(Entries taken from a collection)

--- BEGIN ---

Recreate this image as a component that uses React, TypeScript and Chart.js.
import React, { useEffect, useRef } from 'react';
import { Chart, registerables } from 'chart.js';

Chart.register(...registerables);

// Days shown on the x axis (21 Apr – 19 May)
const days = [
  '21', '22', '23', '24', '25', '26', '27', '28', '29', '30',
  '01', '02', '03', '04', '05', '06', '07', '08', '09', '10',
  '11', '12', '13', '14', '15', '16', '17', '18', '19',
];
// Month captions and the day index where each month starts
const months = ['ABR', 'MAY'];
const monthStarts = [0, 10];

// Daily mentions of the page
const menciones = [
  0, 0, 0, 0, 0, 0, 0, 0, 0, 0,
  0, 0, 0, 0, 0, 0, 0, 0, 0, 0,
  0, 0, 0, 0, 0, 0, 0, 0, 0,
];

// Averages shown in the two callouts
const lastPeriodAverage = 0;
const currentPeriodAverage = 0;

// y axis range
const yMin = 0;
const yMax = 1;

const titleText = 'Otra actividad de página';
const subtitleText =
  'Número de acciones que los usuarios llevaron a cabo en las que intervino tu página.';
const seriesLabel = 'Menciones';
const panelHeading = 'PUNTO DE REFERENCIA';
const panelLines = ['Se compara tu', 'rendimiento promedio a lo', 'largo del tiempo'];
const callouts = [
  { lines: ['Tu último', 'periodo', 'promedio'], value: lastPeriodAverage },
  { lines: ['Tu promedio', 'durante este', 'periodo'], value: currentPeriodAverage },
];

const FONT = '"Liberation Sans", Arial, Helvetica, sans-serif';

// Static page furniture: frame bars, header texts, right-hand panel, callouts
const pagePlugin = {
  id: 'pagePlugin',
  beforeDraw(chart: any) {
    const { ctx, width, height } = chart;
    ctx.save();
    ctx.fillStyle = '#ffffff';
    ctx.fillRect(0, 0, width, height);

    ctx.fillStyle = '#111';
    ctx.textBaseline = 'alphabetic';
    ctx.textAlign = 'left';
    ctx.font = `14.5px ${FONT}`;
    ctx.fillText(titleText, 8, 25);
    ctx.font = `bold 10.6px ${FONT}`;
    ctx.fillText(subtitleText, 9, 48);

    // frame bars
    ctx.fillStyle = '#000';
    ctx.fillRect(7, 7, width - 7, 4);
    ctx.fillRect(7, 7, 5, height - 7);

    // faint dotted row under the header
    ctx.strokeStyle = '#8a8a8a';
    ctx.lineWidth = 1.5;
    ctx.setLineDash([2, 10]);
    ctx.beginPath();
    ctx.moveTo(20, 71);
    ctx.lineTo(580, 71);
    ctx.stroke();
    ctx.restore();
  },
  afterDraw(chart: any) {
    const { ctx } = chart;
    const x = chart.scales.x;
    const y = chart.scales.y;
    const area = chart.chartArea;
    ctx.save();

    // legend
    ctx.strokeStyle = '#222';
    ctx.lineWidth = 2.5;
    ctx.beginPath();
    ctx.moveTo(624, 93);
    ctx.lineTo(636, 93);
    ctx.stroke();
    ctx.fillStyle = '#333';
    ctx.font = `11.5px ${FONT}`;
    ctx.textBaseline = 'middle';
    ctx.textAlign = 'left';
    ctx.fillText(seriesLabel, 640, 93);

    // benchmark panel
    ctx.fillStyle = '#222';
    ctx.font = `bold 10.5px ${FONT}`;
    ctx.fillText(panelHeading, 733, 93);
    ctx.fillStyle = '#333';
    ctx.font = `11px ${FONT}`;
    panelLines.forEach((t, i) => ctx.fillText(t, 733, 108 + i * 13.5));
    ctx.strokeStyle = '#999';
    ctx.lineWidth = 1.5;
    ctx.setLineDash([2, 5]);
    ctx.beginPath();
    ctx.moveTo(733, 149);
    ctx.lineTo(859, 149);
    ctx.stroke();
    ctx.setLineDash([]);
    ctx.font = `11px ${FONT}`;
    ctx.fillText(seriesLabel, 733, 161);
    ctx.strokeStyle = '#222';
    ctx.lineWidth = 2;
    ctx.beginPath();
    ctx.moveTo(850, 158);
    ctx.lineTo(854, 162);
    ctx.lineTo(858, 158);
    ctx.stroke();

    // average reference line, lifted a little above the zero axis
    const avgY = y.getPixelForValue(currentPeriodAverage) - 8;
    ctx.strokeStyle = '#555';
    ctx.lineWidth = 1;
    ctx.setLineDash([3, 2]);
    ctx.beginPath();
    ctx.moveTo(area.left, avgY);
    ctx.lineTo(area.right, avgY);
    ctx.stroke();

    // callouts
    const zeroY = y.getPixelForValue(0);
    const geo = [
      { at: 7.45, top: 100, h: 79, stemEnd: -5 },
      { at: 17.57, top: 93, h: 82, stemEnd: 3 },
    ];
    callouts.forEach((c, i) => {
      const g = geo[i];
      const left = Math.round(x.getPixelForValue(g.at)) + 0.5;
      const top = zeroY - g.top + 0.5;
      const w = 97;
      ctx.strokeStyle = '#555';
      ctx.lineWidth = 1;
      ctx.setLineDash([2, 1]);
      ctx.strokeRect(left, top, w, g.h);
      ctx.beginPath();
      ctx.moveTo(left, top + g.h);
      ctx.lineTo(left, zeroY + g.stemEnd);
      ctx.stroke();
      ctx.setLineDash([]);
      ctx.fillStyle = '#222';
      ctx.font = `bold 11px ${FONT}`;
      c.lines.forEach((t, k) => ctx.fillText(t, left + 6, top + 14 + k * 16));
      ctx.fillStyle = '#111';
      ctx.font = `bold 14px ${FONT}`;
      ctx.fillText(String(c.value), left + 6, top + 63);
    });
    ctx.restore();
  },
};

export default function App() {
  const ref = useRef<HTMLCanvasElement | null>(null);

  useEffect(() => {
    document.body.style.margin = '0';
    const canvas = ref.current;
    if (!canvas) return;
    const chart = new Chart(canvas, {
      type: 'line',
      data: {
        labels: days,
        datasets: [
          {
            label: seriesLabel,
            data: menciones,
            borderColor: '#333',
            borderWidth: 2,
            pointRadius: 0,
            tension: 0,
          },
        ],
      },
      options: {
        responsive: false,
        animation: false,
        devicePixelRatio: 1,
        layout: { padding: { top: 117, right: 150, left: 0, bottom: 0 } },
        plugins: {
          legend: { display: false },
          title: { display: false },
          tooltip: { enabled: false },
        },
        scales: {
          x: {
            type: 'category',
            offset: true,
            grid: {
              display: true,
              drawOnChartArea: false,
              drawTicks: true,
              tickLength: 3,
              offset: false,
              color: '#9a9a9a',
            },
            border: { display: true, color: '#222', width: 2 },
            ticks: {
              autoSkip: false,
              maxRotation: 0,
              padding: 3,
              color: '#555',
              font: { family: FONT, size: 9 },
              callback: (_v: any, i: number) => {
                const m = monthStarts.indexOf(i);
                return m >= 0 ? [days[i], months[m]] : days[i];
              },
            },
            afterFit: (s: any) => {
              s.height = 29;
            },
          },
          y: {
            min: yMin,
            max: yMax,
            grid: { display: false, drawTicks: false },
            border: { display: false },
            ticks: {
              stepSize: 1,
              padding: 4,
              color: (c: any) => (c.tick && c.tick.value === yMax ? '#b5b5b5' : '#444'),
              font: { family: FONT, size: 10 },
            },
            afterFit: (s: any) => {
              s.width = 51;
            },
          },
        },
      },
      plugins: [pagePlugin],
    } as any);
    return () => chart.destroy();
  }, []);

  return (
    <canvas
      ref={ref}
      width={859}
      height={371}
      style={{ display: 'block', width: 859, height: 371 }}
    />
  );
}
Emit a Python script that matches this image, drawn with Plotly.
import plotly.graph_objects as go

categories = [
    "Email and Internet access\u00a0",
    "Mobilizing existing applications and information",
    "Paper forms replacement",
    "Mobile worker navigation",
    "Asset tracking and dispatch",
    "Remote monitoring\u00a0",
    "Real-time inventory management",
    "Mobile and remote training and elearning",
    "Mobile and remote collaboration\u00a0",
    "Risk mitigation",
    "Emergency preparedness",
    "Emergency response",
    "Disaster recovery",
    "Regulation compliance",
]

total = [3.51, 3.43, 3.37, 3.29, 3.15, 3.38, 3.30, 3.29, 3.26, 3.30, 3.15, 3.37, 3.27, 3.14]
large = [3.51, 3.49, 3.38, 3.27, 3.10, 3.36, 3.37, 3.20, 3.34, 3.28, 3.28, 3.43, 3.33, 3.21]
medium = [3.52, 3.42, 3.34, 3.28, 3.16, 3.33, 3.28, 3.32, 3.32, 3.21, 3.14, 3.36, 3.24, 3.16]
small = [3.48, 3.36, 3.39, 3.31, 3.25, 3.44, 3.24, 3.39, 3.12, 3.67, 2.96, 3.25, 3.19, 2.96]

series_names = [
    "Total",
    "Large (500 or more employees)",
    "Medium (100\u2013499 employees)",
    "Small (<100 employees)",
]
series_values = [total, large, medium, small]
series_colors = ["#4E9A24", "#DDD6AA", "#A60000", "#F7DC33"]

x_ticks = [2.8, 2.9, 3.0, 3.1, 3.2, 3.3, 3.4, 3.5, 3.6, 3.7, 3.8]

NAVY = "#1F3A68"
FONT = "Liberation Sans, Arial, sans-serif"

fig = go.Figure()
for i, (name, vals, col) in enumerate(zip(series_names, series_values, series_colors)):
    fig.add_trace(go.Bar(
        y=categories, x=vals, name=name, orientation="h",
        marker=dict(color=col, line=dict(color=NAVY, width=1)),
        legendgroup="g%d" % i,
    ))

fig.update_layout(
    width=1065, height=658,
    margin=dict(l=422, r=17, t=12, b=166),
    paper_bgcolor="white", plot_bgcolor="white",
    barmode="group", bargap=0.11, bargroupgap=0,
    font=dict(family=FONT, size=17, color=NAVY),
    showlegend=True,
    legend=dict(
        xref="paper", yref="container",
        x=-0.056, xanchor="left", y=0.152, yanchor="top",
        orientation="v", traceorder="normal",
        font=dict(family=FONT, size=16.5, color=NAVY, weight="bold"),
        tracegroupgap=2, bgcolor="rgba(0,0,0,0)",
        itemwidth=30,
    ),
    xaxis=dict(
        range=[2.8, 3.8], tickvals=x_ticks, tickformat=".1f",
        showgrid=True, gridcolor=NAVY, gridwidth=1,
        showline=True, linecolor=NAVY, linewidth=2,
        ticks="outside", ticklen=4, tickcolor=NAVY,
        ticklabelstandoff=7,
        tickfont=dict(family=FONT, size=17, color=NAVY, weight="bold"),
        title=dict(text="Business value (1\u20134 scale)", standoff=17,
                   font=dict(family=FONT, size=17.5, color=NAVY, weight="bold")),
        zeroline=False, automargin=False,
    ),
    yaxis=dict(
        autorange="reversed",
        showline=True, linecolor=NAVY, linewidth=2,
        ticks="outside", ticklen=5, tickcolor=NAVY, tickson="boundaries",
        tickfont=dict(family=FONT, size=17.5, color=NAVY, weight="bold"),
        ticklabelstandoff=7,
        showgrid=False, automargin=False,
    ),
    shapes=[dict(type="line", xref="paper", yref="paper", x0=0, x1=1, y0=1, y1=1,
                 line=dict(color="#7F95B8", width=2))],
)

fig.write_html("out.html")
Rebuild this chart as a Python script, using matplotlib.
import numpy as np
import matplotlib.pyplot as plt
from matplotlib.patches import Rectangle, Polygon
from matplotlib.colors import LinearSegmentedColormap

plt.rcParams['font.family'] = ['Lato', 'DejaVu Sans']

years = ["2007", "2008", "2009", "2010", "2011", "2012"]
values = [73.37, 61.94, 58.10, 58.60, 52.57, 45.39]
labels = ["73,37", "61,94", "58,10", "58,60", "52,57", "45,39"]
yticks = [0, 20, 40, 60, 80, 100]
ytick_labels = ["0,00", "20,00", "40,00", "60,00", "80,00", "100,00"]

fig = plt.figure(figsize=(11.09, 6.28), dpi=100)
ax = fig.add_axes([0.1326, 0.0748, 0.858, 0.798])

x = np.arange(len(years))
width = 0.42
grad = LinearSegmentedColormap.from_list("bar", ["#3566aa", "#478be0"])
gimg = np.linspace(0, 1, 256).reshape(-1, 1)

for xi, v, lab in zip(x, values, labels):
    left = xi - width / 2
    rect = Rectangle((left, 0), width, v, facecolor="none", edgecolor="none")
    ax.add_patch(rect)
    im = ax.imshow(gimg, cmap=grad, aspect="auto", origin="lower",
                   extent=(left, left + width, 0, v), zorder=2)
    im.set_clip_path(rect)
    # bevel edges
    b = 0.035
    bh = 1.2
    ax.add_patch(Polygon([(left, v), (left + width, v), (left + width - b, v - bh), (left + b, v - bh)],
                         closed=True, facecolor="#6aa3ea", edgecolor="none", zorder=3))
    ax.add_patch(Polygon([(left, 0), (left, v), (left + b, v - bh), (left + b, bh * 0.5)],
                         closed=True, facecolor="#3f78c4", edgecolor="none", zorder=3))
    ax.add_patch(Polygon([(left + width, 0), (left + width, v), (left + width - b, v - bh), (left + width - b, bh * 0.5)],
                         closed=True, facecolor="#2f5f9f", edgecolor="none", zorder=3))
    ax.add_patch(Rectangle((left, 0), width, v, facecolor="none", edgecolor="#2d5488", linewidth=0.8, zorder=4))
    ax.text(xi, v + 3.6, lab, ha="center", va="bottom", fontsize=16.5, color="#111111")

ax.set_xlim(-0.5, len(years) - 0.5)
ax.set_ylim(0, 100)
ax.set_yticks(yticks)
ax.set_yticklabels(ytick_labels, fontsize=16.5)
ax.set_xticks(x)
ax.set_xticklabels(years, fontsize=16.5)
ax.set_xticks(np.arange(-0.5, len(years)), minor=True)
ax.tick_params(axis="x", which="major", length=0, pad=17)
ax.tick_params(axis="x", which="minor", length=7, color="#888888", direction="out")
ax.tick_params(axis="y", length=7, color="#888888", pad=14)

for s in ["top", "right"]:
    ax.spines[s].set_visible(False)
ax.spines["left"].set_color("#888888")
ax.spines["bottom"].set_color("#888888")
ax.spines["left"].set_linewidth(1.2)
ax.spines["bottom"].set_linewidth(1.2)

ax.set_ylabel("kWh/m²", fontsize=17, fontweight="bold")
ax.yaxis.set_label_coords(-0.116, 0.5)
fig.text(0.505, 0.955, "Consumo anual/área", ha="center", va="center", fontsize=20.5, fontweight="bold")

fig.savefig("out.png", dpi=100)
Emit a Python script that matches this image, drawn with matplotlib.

--- END ---

STATED PROBLEM: Print the listing above from its first line through the line with "Chart.register(...registerables);", and stop there.

OUTPUT FOR THIS EXERCISE:
Recreate this image as a component that uses React, TypeScript and Chart.js.
import React, { useEffect, useRef } from 'react';
import { Chart, registerables } from 'chart.js';

Chart.register(...registerables);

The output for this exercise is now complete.